The island was also the place where I also encountered the manufactured idea of race, and the arbitrary lines it drew. One day I was playing marbles with the kids next door to the store. They were native isleños with roots so deep to the island, that you could imagine their house was tied to the coral reefs.
We quarreled over who won all the marbles. I felt cheated, and proceeded to claim my marbles back. This didn’t sit well with my adversary. After I had stopped playing and hung around the street, I was summoned to the big island shack where his family lived. The house felt haunted, or that’s my impression since I knew being in there was not an act of hospitality. The matriarch of the house, sitting on a large couch, fixed her steely gaze as soon as I entered the living room. This woman had seen decades of abandonment, placating, and discrimination. Her skin, hard as leather, was not only hardened by thousands of days of sun exposure, but by the constant feeling of being treated like a second class citizen in her native land.
I won’t pretend to recall verbatim what she told me (I mean I could lie like all Netflix shows that say “inspired by,” but that feels disingenuous). What I do remember were the main takeaways: How dare I call her grandson, and by extension her family, cheaters? Why did I insist on taking things like all the white folk she’s encountered? Why was it so hard to just give him all my marbles? After all, I had it all.

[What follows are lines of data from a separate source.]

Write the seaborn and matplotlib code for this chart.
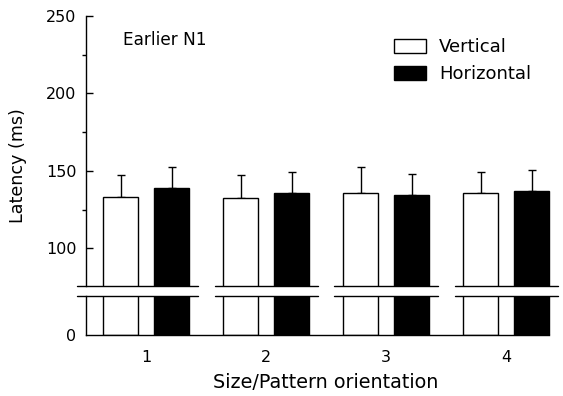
import numpy as np
import pandas as pd
import matplotlib
matplotlib.use("Agg")
import matplotlib.pyplot as plt
import seaborn as sns
from matplotlib.patches import Patch
from matplotlib.ticker import FixedLocator

# ---- data ----
groups = ["1", "2", "3", "4"]
orientations = ["Vertical", "Horizontal"]
vertical_mean = [133.0, 132.5, 135.5, 135.5]
horizontal_mean = [139.0, 136.0, 134.5, 137.0]
vertical_sd = [14.5, 15.0, 17.0, 13.5]
horizontal_sd = [13.5, 13.0, 13.5, 13.5]

df = pd.DataFrame({
    "group": groups * 2,
    "orientation": [orientations[0]] * 4 + [orientations[1]] * 4,
    "latency": vertical_mean + horizontal_mean,
    "sd": vertical_sd + horizontal_sd,
})

sns.set_theme(style="white")
plt.rcParams["font.family"] = ["DejaVu Sans"]
FS = 11.5

W, H = 563, 396
fig = plt.figure(figsize=(W / 100, H / 100), dpi=100)

def fx(px):
    return px / W

def fy(py):
    return 1 - py / H

left, right = 86, 558
ax_top = fig.add_axes([fx(left), fy(286), fx(right - left), fy(16) - fy(286)])
ax_bot = fig.add_axes([fx(left), fy(335), fx(right - left), fy(296) - fy(335)])

palette = {"Vertical": "white", "Horizontal": "black"}
for ax in (ax_top, ax_bot):
    sns.barplot(data=df, x="group", y="latency", hue="orientation",
                hue_order=orientations, order=groups, palette=palette,
                edgecolor="black", linewidth=1.0, width=0.85, gap=0.325,
                errorbar=None, legend=False, ax=ax, zorder=2)
    ax.set_xlim(-0.5, (right - 146) / 120)
    ax.set_xlabel("")
    ax.set_ylabel("")
    for s in ("top", "right"):
        ax.spines[s].set_visible(False)
    ax.spines["left"].set_linewidth(1.0)
    ax.spines["left"].set_color("black")

# error bars (upper only) using bar patch positions
sd_lookup = {(r.orientation, r.group): r.sd for r in df.itertuples()}
for patch, (ori, g) in zip(ax_top.patches,
                          [(o, g) for o in orientations for g in groups]):
    xc = patch.get_x() + patch.get_width() / 2
    yv = patch.get_height()
    ax_top.errorbar([xc], [yv], yerr=[[0], [sd_lookup[(ori, g)]]],
                    fmt="none", ecolor="black", elinewidth=1.0,
                    capsize=2.6, capthick=1.0, zorder=1)

# upper axes
ax_top.set_ylim(75.7, 250)
ax_top.spines["bottom"].set_visible(False)
ax_top.set_xticks([])
ax_top.yaxis.set_major_locator(FixedLocator([100, 150, 200, 250]))
ax_top.yaxis.set_minor_locator(FixedLocator([125, 175, 225]))
ax_top.tick_params(axis="y", which="major", direction="in", length=5,
                   width=1.0, color="black", labelsize=FS, pad=7,
                   left=True, labelcolor="black")
ax_top.tick_params(axis="y", which="minor", direction="out", length=3,
                   width=1.0, color="black", left=True)

# lower axes
ax_bot.set_ylim(0, 25.1)
ax_bot.set_yticks([0])
ax_bot.tick_params(axis="y", which="major", direction="in", length=0,
                   labelsize=FS, pad=7, left=True, labelcolor="black")
ax_bot.tick_params(axis="x", length=0, labelsize=FS, pad=10.5, labelcolor="black")
ax_bot.spines["bottom"].set_linewidth(1.0)
ax_bot.spines["bottom"].set_color("black")
ax_bot.spines["bottom"].set_bounds(-0.5, 3 + 0.2125 + 0.1435)

# break lines
seg_edges = [(-0.575, 0.433), (0.575, 1.43), (1.57, 2.433), (2.575, 3.433)]
for x0, x1 in seg_edges:
    ax_top.plot([x0, x1], [0, 0], color="black", lw=1.0,
                transform=ax_top.get_xaxis_transform(), clip_on=False)
    ax_bot.plot([x0, x1], [1, 1], color="black", lw=1.0,
                transform=ax_bot.get_xaxis_transform(), clip_on=False)

# texts
ax_top.text(fx(123), fy(40), "Earlier N1", transform=fig.transFigure,
            fontsize=12.2, ha="left", va="center", color="black")
fig.text(fx(18), fy(166), "Latency (ms)", rotation=90, fontsize=12.6,
         ha="center", va="center", color="black")
fig.text(fx(325.5), fy(382), "Size/Pattern orientation", fontsize=13.8,
         ha="center", va="center", color="black")

LFS = 13
handles = [Patch(facecolor=palette[o], edgecolor="black", linewidth=1.0)
           for o in orientations]
fig.legend(handles, orientations, loc="upper left",
           bbox_to_anchor=(fx(394), fy(38.5)), frameon=False, fontsize=LFS,
           handlelength=32 / 18, handleheight=15 / 18, handletextpad=0.72,
           labelspacing=0.48, borderpad=0, borderaxespad=0,
           labelcolor="black")

fig.savefig("out.png", dpi=100)
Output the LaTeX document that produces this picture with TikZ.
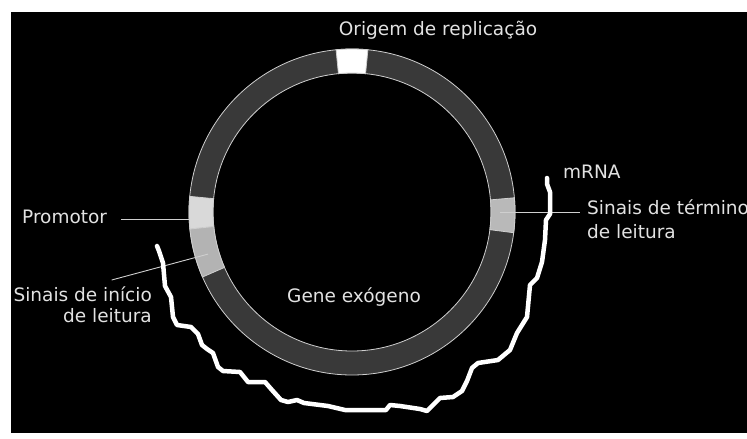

I don’t remember playing with those kids ever again. It felt like I was not liked, not because of who I was, but what I represented. Every so often, I would run into them again. My walking pace would speed and I would give a sideway nod of polite acknowledgement and reservation. Eventually, I became content resuming my solo excursions and making all sorts of vehicles out of cardboard boxes while I wasn’t helping out at the store.
*****
I may not be an isleño, in the traditional sense. But I credit my summers in San Andrés as foundational to what I am today. I felt autonomous, competent, a participant in the world whereas before I was merely an observer.
For some that moment comes during summer camp, extracurricular activities, or even traumatic events. My summers in San Andrés were my coming-of-age moments. It’s important we think about the idea of where we are from, not just as a place where we were first conscious, but the environments where we began to engage with the world, where we evolved. These are the rivers that make us who we are.
To learn about people, you have to learn their rivers; those streams that carry their failures, their successes, their traumas, their core memories.
What are your own rivers? What are those moments you felt autonomy as a child? So much of our life is focused on the future (What will you do? Where will you live? Who will you do it with?) Yet, our instincts tend to know the answer to this question, and it knows it because of these experiences that carve our rivers. We do ourselves a disservice by not exploring them.
San Andrés is my river, my island. What are yours?